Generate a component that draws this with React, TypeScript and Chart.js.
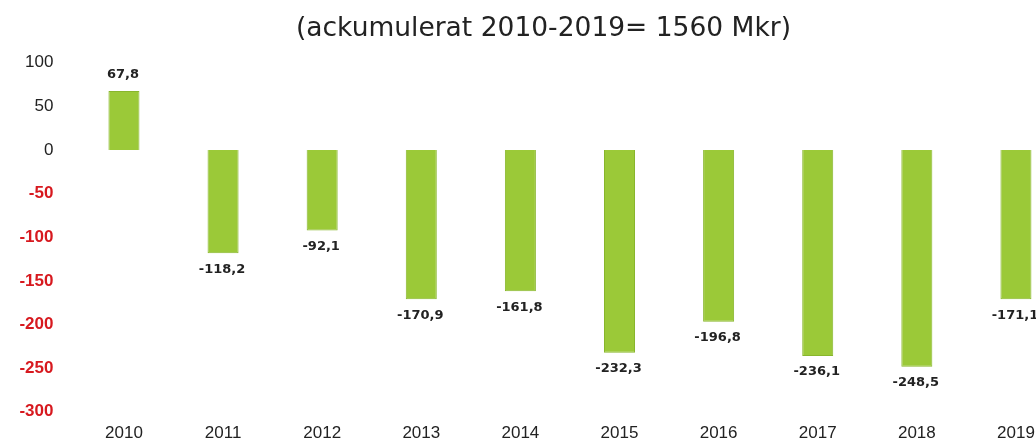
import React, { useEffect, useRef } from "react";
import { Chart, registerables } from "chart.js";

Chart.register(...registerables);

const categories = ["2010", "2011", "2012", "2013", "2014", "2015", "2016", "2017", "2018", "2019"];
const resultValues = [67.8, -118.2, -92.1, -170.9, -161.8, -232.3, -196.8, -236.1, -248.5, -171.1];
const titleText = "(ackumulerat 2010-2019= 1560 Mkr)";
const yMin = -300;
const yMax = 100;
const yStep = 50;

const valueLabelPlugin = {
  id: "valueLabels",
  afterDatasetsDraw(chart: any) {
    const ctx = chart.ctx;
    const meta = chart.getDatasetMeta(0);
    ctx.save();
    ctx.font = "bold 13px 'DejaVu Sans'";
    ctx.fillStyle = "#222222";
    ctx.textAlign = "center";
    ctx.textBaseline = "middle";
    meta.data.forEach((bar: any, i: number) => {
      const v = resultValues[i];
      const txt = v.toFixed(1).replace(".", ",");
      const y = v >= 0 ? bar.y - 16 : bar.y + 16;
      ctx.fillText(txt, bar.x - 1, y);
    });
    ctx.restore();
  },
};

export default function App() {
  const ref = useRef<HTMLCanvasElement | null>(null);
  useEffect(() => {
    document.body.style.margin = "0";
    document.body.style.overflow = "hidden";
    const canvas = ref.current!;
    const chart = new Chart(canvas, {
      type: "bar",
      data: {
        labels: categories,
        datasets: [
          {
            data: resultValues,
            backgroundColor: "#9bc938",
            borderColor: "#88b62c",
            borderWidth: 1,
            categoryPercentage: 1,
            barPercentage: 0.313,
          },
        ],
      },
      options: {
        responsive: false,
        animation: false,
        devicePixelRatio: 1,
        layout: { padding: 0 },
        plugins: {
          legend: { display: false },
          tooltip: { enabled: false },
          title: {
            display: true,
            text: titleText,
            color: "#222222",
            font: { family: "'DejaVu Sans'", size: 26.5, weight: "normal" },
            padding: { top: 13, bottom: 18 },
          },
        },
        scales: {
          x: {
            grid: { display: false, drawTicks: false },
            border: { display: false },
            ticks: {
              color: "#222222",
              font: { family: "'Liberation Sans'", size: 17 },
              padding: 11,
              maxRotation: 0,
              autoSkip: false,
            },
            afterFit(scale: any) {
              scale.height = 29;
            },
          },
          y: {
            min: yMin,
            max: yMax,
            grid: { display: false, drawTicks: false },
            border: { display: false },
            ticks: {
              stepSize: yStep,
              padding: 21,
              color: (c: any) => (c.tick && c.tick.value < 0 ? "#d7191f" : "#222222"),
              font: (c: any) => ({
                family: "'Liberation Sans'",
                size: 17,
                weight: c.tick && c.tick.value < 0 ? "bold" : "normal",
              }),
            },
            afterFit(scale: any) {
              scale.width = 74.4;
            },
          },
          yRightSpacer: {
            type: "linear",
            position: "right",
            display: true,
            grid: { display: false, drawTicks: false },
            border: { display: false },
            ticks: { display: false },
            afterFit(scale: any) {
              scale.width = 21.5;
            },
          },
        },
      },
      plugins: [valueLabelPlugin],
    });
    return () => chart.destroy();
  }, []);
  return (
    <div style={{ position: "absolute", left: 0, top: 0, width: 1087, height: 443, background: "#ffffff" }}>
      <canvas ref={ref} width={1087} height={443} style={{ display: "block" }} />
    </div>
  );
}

Work to complete:
Reproduce the material in its entirety and word for word, without the pictures.

Worked solution:
Generate a component that draws this with React, TypeScript and Chart.js.
import React, { useEffect, useRef } from "react";
import { Chart, registerables } from "chart.js";

Chart.register(...registerables);

const categories = ["2010", "2011", "2012", "2013", "2014", "2015", "2016", "2017", "2018", "2019"];
const resultValues = [67.8, -118.2, -92.1, -170.9, -161.8, -232.3, -196.8, -236.1, -248.5, -171.1];
const titleText = "(ackumulerat 2010-2019= 1560 Mkr)";
const yMin = -300;
const yMax = 100;
const yStep = 50;

const valueLabelPlugin = {
  id: "valueLabels",
  afterDatasetsDraw(chart: any) {
    const ctx = chart.ctx;
    const meta = chart.getDatasetMeta(0);
    ctx.save();
    ctx.font = "bold 13px 'DejaVu Sans'";
    ctx.fillStyle = "#222222";
    ctx.textAlign = "center";
    ctx.textBaseline = "middle";
    meta.data.forEach((bar: any, i: number) => {
      const v = resultValues[i];
      const txt = v.toFixed(1).replace(".", ",");
      const y = v >= 0 ? bar.y - 16 : bar.y + 16;
      ctx.fillText(txt, bar.x - 1, y);
    });
    ctx.restore();
  },
};

export default function App() {
  const ref = useRef<HTMLCanvasElement | null>(null);
  useEffect(() => {
    document.body.style.margin = "0";
    document.body.style.overflow = "hidden";
    const canvas = ref.current!;
    const chart = new Chart(canvas, {
      type: "bar",
      data: {
        labels: categories,
        datasets: [
          {
            data: resultValues,
            backgroundColor: "#9bc938",
            borderColor: "#88b62c",
            borderWidth: 1,
            categoryPercentage: 1,
            barPercentage: 0.313,
          },
        ],
      },
      options: {
        responsive: false,
        animation: false,
        devicePixelRatio: 1,
        layout: { padding: 0 },
        plugins: {
          legend: { display: false },
          tooltip: { enabled: false },
          title: {
            display: true,
            text: titleText,
            color: "#222222",
            font: { family: "'DejaVu Sans'", size: 26.5, weight: "normal" },
            padding: { top: 13, bottom: 18 },
          },
        },
        scales: {
          x: {
            grid: { display: false, drawTicks: false },
            border: { display: false },
            ticks: {
              color: "#222222",
              font: { family: "'Liberation Sans'", size: 17 },
              padding: 11,
              maxRotation: 0,
              autoSkip: false,
            },
            afterFit(scale: any) {
              scale.height = 29;
            },
          },
          y: {
            min: yMin,
            max: yMax,
            grid: { display: false, drawTicks: false },
            border: { display: false },
            ticks: {
              stepSize: yStep,
              padding: 21,
              color: (c: any) => (c.tick && c.tick.value < 0 ? "#d7191f" : "#222222"),
              font: (c: any) => ({
                family: "'Liberation Sans'",
                size: 17,
                weight: c.tick && c.tick.value < 0 ? "bold" : "normal",
              }),
            },
            afterFit(scale: any) {
              scale.width = 74.4;
            },
          },
          yRightSpacer: {
            type: "linear",
            position: "right",
            display: true,
            grid: { display: false, drawTicks: false },
            border: { display: false },
            ticks: { display: false },
            afterFit(scale: any) {
              scale.width = 21.5;
            },
          },
        },
      },
      plugins: [valueLabelPlugin],
    });
    return () => chart.destroy();
  }, []);
  return (
    <div style={{ position: "absolute", left: 0, top: 0, width: 1087, height: 443, background: "#ffffff" }}>
      <canvas ref={ref} width={1087} height={443} style={{ display: "block" }} />
    </div>
  );
}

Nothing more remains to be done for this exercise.